- Born: October 17, 1978 (age 47) Massapequa, New York, U.S.
- Occupations: Television and radio sports broadcaster
- Years active: 2000–present
- Employer: Turner Sports
- Known for: Sports anchor on CNN's Sports Tonight, and anchor for NBA TV and Sirius XM Radio
- Children: 3

= Casey Stern =

American television personality

Casey Stern (born October 17, 1978, in Massapequa, New York) is an American television personality and radio host who currently works for Turner Sports and Sirius XM Radio.

==Career==
Stern departed MLB.com's BaseballChannel.tv, formerly MLB Radio where he was most recently host of the Fantasy 411. On April 28, 2006, he began hosting a half-hour television show on the Baseball Channel on MLB.com called MLB.com Midday. Stern hosted "State of the RedSox.com Nation" on the Redsox.com until November 7. Peter McCarthy now hosts "State of the RedSox.com Nation". McCarthy took over from Stern on Under the Lights. He also used to host Under the Lights on MLB Radio but left in November 2005 to pursue video at MLB.com.

Stern is also a die-hard New York Mets fan and hosted "Next Stop Shea" on Mets.com. Stern hosted The Bottom Line on the Baseball Channel which took over from Stayin' Hot with Seth and Bone when Darryl Hamilton left to work for MLB. He previously co-hosted the Fantasy 411 on the Baseball Channel with longtime hosts, Mike Siano and Cory Schwartz.

==Turner Sports==
During the October 17, 2015 TBS postgame coverage of Game 1 of the NLCS, Stern issued an on-air apology for the apparent use of profanity when sending the broadcast to commercial. He took full responsibility for the "hot mic" incident and apologized to anybody he offended.

On March 31 and December 15, 2016, he hosted TNT's pregame and postshow NBA coverage, including Inside the NBA, substituting for Ernie Johnson. He hosted the show of December 15, filling in for Johnson because of a family illness, on a day that was devoted to the death of sideline reporter Craig Sager.

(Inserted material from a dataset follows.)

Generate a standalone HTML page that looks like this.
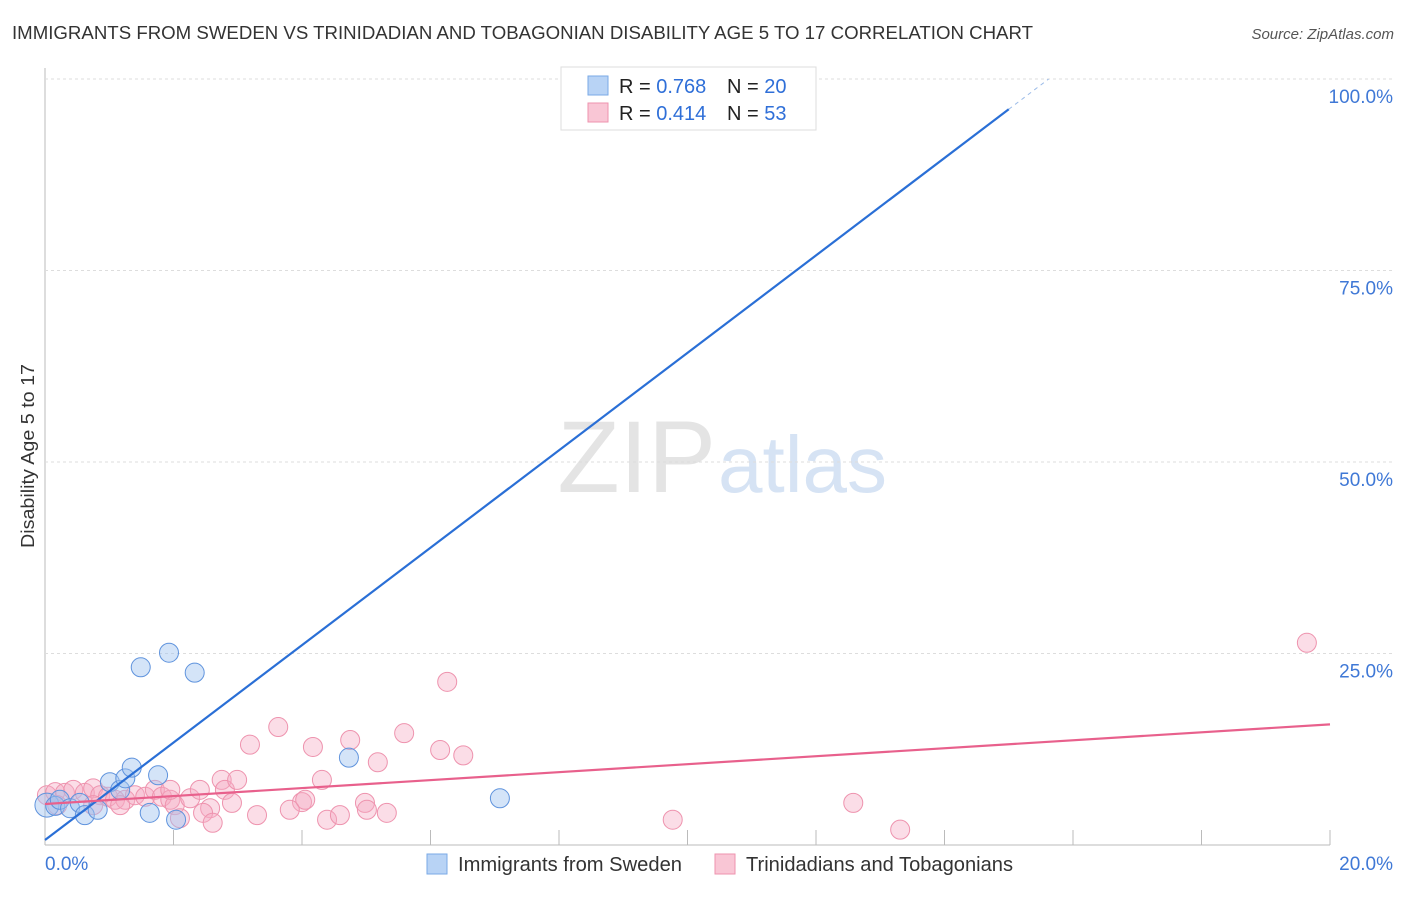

On August 26, 2016, Turner Sports reached a multi-year agreement with Stern to join Turner as a studio host for the MLB on TBS and the NBA on TNT, as well as NCAA March Madness, replacing colleague Matt Winer. Stern was later removed from March Madness for the 2020 NCAA tournament, which was canceled due to the COVID-19 outbreak, as he was to be replaced by CBS's Adam Zucker.

==Personal life==
Stern grew up in Massapequa and spent 13 years, as an adult, living in Seaford.